Looking ahead to November, Democrats are hoping to gain control of both the state House and Senate. Nearly 2,700 delegates will rally behind the party's candidates at the Mayo Civic Center on Saturday and Sunday as they prepare for the campaign season ahead.


Republican delegates gathered earlier this month in St. Cloud to endorse a candidate to take on U.S. Sen. Amy Klobuchar. They settled on state Rep. Kurt Bills, a high-school economics teacher from Rosemount. DFL delegates are expected to endorse Klobuchar to a second-term. There also will be plenty of speeches from party candidates, including three-term 1st District U.S. Rep. Tim Walz.

Campaign issue

The Mayo Civic Center seems to be a particularly apt venue for this year's convention. Area DFL candidates are expected to hit local Republicans hard for their failure to secure bonding money for the civic center's expansion. Rochester attorney Ken Moen said that will be a key issue in his campaign against Nelson. He said he also will talk about Republicans' failure to solve the state's systemic budget problems and the need for more education funding.

"I've been out door knocking for almost a month," Moen said. "People are not happy with what has gone on the last couple of sessions, and I sense there is a desire for change."

Nelson counters that she is proud to run on a record of Republicans helping to improve budget a budget deficit from more than $6 billion to closer to $1 billion.

"We're going to need to continue that type of fiscal discipline and priority setting into the future," she said.

That budget included additional spending for K-12 education. Nelson said that she supported bonding for the Mayo Civic Center, but when it became evident that there were not enough votes to pass the bill with the project included, she helped establish criteria for a $47.5 million economic development grant. That criteria lines up with the civic center project.

Legislative success debated


Martin said Democrats will make the case that Republicans presided over a do-nothing Legislature, with the minority party doing the heavy lifting to pass the session's only major accomplishments — a bonding bill and Vikings stadium bill.

But Republican Party of Olmsted County chairman Bruce Kaskubar said DFL Gov. Mar Dayton vetoed a large number of GOP-backed bills, and it's clear Democrats have done everything they can to pin the "do-nothing" label on Republican lawmakers. Ultimately, he said, voters will have to decide whether they agree with Republicans that Minnesota has a spending problem — not a revenue problem.

"The election depends a lot on whether that is a message that a majority of the voters agree with or not," he said.

Rochester Community and Technical College history professor Chad Israelson said he expects many of the local races to be competitive.
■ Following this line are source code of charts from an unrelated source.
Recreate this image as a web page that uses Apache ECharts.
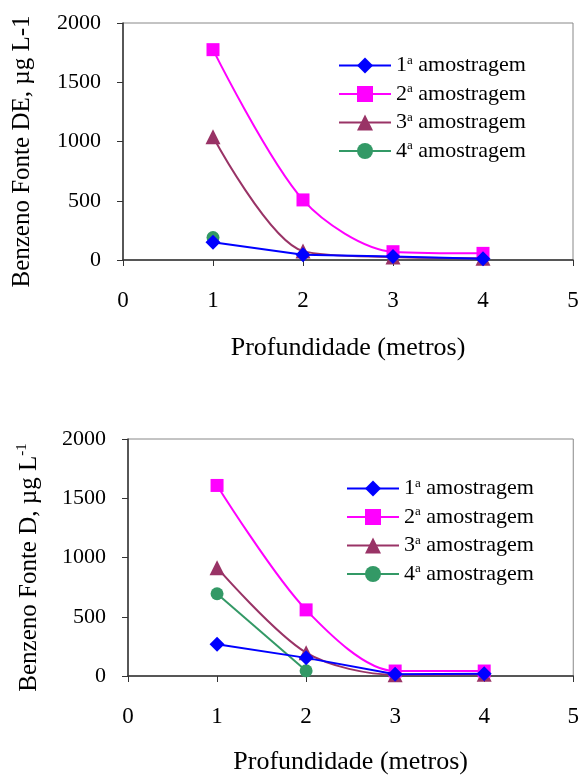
<!DOCTYPE html>
<html><head><meta charset="utf-8">
<script src="https://cdn.jsdelivr.net/npm/echarts@6/dist/echarts.min.js"></script>
<style>html,body{margin:0;padding:0;background:#fff}#c{width:582px;height:776px}</style>
</head><body><div id="c"></div>
<script>
const depths = [1, 2, 3, 4];
const seriesNames = ['1ª amostragem', '2ª amostragem', '3ª amostragem', '4ª amostragem'];
// Top chart: Benzeno Fonte DE
const topS1 = [150, 45, 30, 10];
const topS2 = [1775, 507, 70, 56];
const topS3 = [1040, 75, 25, 15];
const topS4 = [190, null, null, null];
// Bottom chart: Benzeno Fonte D
const botS1 = [267, 153, 14, 20];
const botS2 = [1608, 558, 42, 42];
const botS3 = [914, 197, 10, 14];
const botS4 = [694, 44, null, null];
const xTicks = [0, 1, 2, 3, 4, 5];
const yTicks = [0, 500, 1000, 1500, 2000];

const colors = ['#0000FF', '#FF00FF', '#993366', '#339966'];
const symbols = ['diamond', 'rect', 'triangle', 'circle'];
const symSizes = [15, 13, 15, 13];
const FONT = '"Liberation Serif", "Times New Roman", serif';

function pairs(arr) {
  return depths.map((d, i) => arr[i] == null ? null : [d, arr[i]]).filter(p => p);
}

function makeSeries(arrs, gi) {
  return arrs.map((arr, i) => ({
    name: seriesNames[i], type: 'line', xAxisIndex: gi, yAxisIndex: gi,
    data: pairs(arr), smooth: i === 0 || i === 3 ? false : 0.3,
    symbol: symbols[i], symbolSize: symSizes[i],
    lineStyle: { color: colors[i], width: 2 },
    itemStyle: { color: colors[i] },
    z: 10 - i
  }));
}

const grids = [
  { left: 123, top: 23, width: 450, height: 237 },
  { left: 128, top: 439, width: 446, height: 240 }
];

function xAxis(gi, gap) {
  return {
    type: 'value', gridIndex: gi, min: 0, max: 5, interval: 1,
    name: 'Profundidade (metros)', nameLocation: 'middle', nameGap: gap,
    nameTextStyle: { fontFamily: FONT, fontSize: 26, color: '#000' },
    axisLine: { show: true, onZero: false, lineStyle: { color: '#333', width: 1.5 } },
    axisTick: { show: true, length: 6, lineStyle: { color: '#333' } },
    axisLabel: { margin: 29, fontFamily: FONT, fontSize: 23, color: '#000', formatter: v => xTicks.includes(v) ? String(v) : '' },
    splitLine: { show: false }
  };
}
function yAxis(gi, name, gap) {
  return {
    type: 'value', gridIndex: gi, min: 0, max: 2000, interval: 500,
    name: name, nameLocation: 'middle', nameGap: gap, nameRotate: 90,
    nameTextStyle: { fontFamily: FONT, fontSize: 25, color: '#000', padding: [0, 20, 0, 0],
      rich: { t: { fontFamily: FONT, fontSize: 25, color: '#000' },
              sup: { fontFamily: FONT, fontSize: 15, color: '#000', padding: [0, 0, 14, 0] } } },
    axisLine: { show: true, lineStyle: { color: '#333', width: 1.5 } },
    axisTick: { show: true, length: 6, lineStyle: { color: '#333' } },
    axisLabel: { margin: 22, fontFamily: FONT, fontSize: 22, color: '#000', formatter: v => yTicks.includes(v) ? String(v) : '' },
    splitLine: { show: false }
  };
}

function legend(left, top) {
  return {
    left: left, top: top, orient: 'vertical', itemWidth: 52, itemHeight: 20, itemGap: 6,
    data: seriesNames,
    formatter: function (name) {
      return '{n|' + name.charAt(0) + '}{s|a}{n| amostragem}';
    },
    textStyle: {
      fontFamily: FONT, fontSize: 22, color: '#000', lineHeight: 22,
      rich: { n: { fontFamily: FONT, fontSize: 22, color: '#000', lineHeight: 22 },
              s: { fontFamily: FONT, fontSize: 13, color: '#000', padding: [0, 0, 10, 0] } }
    }
  };
}

const chart = echarts.init(document.getElementById('c'), null, { renderer: 'canvas' });
chart.setOption({
  animation: false,
  backgroundColor: '#fff',
  grid: grids.map(g => Object.assign({ show: true, borderColor: '#888', borderWidth: 1, backgroundColor: 'transparent' }, g)),
  xAxis: [xAxis(0, 75), xAxis(1, 73)],
  yAxis: [yAxis(0, 'Benzeno Fonte DE, µg L-1', 88), yAxis(1, '{t|Benzeno Fonte D, µg L}{sup|-1}', 84)],
  legend: [legend(333, 49), legend(341, 472)],
  series: makeSeries([topS1, topS2, topS3, topS4], 0).concat(makeSeries([botS1, botS2, botS3, botS4], 1))
});
</script></body></html>
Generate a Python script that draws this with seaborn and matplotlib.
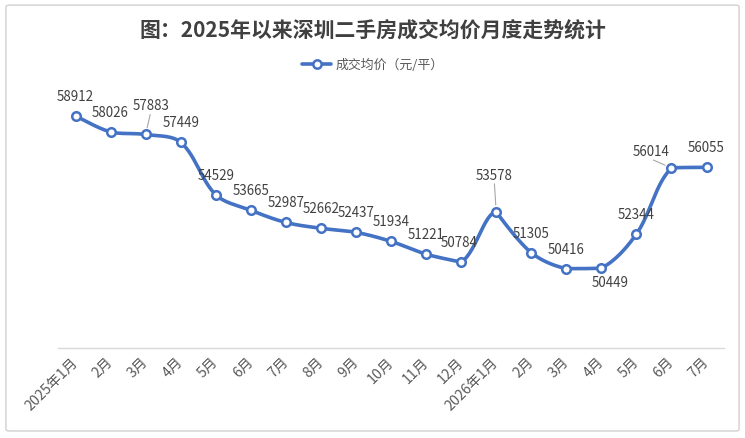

In 2010, he said Republicans did not do much better than in 2008 in terms of the total number of votes they received. But those votes were enough to win, with many Obama supporters who voted in 2008 failing to show up at the polls.

"If you look at the local elections (in 2010), those were pretty tight, so a few voters here and there could have swung it," he said.

Israelson said it is hard to know how Democrats will fare in the fall. There is an anti-incumbent mood, which could hurt Republicans. Several area Republicans also will face their first election test since winning two years ago. On the other hand, the inclusion of a proposed constitutional amendment to ban gay marriage on the ballot could help boost Republican turnout.

"Rochester is not just strong Republican any longer," he said, "so really anything that happens wouldn't be a total shock."